Charlotte Brontë, the 18 Century English novelist gave practical ‘working class’ description of ‘hate’ in her novel ‘Shirley’ -a story set during the anti-industrial riots of the Napoleonic era.  “Misery” she said “generates hate”, because those in misery have a tendency –often in a most bizarrely unfair manner- to locate someone to blame for their situation. And so referring to the misery of bitter workers displaced by industrial machines in the novel ‘Shirley’, Charlotte said that they “hated the machines which they believed took their bread from them; they hated the buildings which contained the machines; they hated the manufacturers who owned those buildings.” They might as well have hated those who produced the ‘machines’. Or even the  whole idea about ‘science and technology’, by which the ‘machines’ were produced. But if all that Charlotte’s justifiably-bitter workers do is ‘hate’ the ‘machines’, the ‘buildings’ housing the machines, and their ‘manufacturers’, only in remonstration of those being the reasons they lost their legitimate means of livelihood, they will be justified to hate –provided they do nothing to stop the ‘machines’ or destroy the ‘buildings’ housing the machines or harm the ‘manufacturers’ of the machine. But what justification will rogues have –who for sixteen years had fed ravenously from the fats of the land- to hate a man whose only fault is that he has put an end to their ‘thieving’ bazaar? What justification have they to suggest that unless he is a ‘saint’ himself, he has no justification to put a stop to their ‘roguery’? Or isn’t that what anti-Buharis are suggesting? Isn’t that the reason there is such a growing army of inveterate haters of Buhari? Isn’t that the reason they are up in arms hating and spreading ‘hate’? (Mohammed Adamu)

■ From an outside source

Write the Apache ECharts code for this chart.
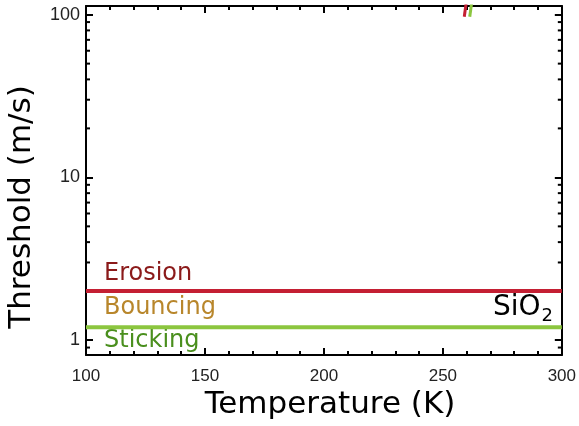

Nerd Planet (Italy) reviews the new film adaptation of Daphne Du Maurier's My Cousin Rachel.
Una pellicola che sa mescolare, con un effetto davvero inedito, atmosfere ispirate sia da Edgar Allan Poe che dalla letteratura generata a partire dai lavori delle sorelle Brontë e da Jane Austin [sic]. (Andrea Prosperi) (Translation)
Keighley News reports that there's an initiative in Keighley, 'spearheaded by the town's Rotary club', to retain Keighley's newly-created 'green space' where an old college has been demolished and transform it into a town park.
"Keighley receives many visitors – the Worth Valley Railway and the Brontës being two of the main attractions," [Chris Pickles, president of Keighley Rotary Club] added.
"Let us make the town look more attractive to these visitors, and maybe regeneration will follow.
"It is time some pride was injected back into Keighley – for too long we have 'suffered' as an underdog of Bradford. (Alistair Shand)
Ara (in Catalan) announces that Carme Potacelli's stage adaptation of Jane Eyre is nominated in three categories to the XX premis de la Crítica, which will take place on March 26th. La Nación (Argentina) announces the broadcast of Invisibles (To Walk Invisible) tonight at Max.